__Task statement__.
Locate the word "this" in the entries below, then gather every line that holds it.

__Data__.
▼
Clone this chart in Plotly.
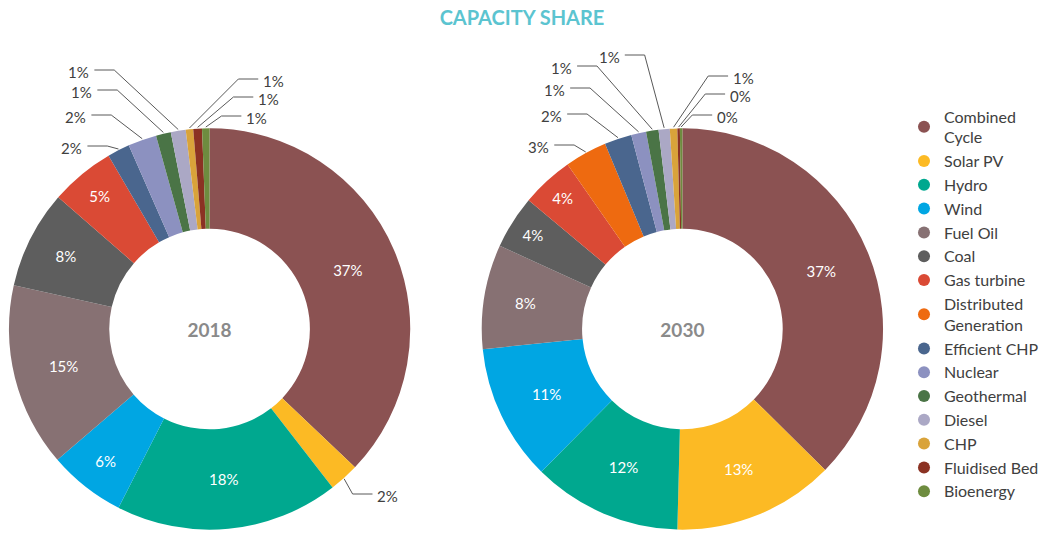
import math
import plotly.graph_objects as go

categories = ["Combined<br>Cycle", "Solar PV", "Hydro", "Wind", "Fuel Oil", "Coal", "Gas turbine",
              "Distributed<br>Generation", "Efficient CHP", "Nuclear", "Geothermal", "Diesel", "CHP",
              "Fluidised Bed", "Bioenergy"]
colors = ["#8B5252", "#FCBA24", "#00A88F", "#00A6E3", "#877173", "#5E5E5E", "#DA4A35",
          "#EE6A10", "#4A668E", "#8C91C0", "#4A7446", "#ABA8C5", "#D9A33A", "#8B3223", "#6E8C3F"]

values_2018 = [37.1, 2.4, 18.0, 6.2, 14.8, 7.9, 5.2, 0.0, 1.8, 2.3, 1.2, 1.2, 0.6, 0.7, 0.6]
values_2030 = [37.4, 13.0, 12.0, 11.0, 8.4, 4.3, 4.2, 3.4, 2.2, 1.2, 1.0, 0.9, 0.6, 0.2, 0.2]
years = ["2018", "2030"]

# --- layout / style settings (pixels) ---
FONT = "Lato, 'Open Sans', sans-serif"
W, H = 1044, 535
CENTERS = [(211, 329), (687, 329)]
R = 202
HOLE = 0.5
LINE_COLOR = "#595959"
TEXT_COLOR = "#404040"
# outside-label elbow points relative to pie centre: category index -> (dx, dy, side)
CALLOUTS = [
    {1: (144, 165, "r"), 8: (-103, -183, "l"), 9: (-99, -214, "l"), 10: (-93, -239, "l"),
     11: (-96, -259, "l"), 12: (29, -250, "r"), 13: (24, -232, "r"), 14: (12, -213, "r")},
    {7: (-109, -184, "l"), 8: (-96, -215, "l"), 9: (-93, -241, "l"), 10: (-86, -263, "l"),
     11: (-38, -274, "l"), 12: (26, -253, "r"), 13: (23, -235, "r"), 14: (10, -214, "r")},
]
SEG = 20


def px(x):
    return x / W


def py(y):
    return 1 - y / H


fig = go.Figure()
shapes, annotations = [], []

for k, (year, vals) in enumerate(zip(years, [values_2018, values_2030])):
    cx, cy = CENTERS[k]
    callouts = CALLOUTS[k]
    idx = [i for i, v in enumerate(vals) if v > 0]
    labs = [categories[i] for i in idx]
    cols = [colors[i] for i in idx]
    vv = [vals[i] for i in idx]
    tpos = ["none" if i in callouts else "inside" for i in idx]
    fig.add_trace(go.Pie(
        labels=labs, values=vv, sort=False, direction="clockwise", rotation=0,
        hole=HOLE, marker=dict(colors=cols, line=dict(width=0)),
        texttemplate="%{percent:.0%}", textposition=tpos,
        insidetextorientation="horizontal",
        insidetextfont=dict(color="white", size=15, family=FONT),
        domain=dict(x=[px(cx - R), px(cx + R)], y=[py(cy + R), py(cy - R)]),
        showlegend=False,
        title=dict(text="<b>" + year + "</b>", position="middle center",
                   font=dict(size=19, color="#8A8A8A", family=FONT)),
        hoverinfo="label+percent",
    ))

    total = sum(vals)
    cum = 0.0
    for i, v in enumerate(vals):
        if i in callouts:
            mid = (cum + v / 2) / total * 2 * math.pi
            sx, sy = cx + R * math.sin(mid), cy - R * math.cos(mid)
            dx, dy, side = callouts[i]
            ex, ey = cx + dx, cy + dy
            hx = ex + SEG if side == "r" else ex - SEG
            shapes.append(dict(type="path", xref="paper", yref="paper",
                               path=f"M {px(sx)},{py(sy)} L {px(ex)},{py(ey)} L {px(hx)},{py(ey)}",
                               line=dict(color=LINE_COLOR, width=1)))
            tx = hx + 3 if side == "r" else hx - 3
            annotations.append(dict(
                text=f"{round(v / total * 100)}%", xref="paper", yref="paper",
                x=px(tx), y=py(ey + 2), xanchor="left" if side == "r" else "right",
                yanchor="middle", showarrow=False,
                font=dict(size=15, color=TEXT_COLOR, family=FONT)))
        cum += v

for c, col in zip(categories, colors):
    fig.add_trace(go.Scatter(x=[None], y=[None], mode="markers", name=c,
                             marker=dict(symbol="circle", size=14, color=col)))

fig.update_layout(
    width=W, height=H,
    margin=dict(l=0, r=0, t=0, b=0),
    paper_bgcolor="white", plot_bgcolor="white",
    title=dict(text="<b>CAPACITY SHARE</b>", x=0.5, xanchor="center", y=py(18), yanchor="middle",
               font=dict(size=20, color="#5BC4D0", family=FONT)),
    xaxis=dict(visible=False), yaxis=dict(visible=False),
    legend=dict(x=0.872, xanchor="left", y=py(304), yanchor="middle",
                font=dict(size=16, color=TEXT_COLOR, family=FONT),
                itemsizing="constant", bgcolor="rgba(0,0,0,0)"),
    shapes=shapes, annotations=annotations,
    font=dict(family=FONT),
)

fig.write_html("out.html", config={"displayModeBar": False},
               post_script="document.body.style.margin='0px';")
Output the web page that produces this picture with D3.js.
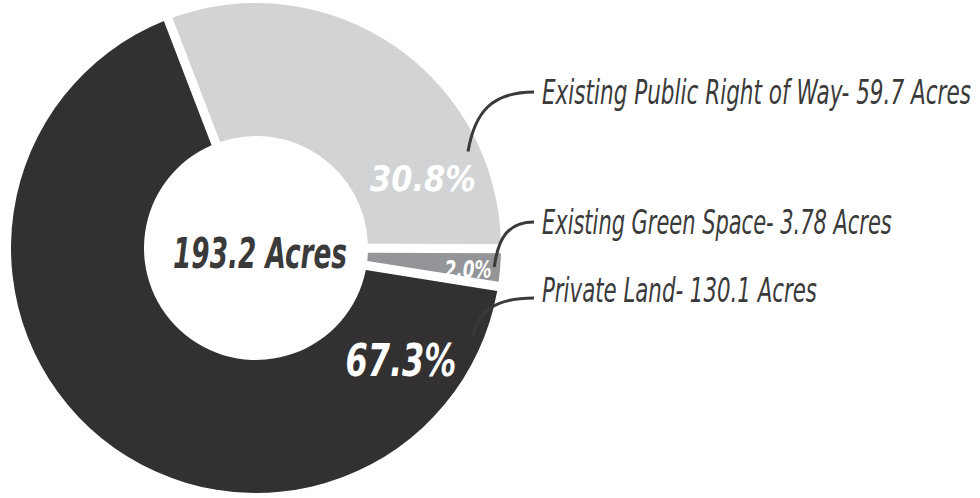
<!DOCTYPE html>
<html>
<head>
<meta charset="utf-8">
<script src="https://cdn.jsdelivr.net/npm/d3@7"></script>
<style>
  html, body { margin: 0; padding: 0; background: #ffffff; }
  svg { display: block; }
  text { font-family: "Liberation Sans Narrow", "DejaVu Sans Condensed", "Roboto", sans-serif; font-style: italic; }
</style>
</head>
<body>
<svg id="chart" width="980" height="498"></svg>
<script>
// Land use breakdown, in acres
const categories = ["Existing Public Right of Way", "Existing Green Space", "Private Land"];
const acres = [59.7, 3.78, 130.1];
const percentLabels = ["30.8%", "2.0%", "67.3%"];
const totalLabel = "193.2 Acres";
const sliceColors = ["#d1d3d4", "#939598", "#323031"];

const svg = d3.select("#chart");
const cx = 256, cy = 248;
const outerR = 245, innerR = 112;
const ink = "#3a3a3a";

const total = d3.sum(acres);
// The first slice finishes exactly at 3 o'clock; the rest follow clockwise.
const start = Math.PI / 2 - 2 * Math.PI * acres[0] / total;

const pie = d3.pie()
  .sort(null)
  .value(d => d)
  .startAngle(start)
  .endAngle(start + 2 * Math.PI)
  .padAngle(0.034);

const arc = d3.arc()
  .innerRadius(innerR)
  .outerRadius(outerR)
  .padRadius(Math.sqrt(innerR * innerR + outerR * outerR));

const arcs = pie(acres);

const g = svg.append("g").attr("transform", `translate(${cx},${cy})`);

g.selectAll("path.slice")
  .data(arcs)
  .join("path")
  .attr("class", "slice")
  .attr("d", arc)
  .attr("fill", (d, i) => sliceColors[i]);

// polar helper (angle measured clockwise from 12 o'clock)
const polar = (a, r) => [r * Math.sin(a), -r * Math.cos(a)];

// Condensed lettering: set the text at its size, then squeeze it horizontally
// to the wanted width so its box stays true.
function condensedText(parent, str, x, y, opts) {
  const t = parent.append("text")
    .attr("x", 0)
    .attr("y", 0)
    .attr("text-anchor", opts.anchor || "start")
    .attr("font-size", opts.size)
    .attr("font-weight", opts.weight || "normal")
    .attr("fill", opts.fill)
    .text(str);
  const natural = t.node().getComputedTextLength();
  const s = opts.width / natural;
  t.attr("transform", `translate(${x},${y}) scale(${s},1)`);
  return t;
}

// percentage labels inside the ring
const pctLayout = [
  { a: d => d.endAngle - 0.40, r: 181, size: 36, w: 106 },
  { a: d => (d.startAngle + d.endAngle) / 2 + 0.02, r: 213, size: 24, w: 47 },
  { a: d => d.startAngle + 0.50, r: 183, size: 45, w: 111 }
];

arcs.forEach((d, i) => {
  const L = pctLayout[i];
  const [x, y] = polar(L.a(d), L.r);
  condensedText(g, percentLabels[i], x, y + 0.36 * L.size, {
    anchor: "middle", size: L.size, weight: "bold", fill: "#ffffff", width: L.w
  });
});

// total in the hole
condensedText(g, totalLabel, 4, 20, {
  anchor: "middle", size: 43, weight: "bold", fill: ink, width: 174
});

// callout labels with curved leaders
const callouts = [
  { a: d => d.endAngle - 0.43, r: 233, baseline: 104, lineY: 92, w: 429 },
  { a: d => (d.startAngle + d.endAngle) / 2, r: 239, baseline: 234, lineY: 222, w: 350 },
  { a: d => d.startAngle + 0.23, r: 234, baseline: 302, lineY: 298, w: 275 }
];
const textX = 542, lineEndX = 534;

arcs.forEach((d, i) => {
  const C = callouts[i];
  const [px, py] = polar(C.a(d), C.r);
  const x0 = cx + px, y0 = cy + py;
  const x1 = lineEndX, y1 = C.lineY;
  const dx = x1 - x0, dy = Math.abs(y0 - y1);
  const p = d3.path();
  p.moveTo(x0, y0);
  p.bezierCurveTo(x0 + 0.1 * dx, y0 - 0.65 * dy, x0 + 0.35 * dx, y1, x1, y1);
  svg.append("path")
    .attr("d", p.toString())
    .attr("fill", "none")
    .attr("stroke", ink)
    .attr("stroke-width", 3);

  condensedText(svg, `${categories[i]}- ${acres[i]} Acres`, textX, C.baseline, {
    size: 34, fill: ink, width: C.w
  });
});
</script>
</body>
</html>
▲
__Answer__.
Clone this chart in Plotly.
Output the web page that produces this picture with D3.js.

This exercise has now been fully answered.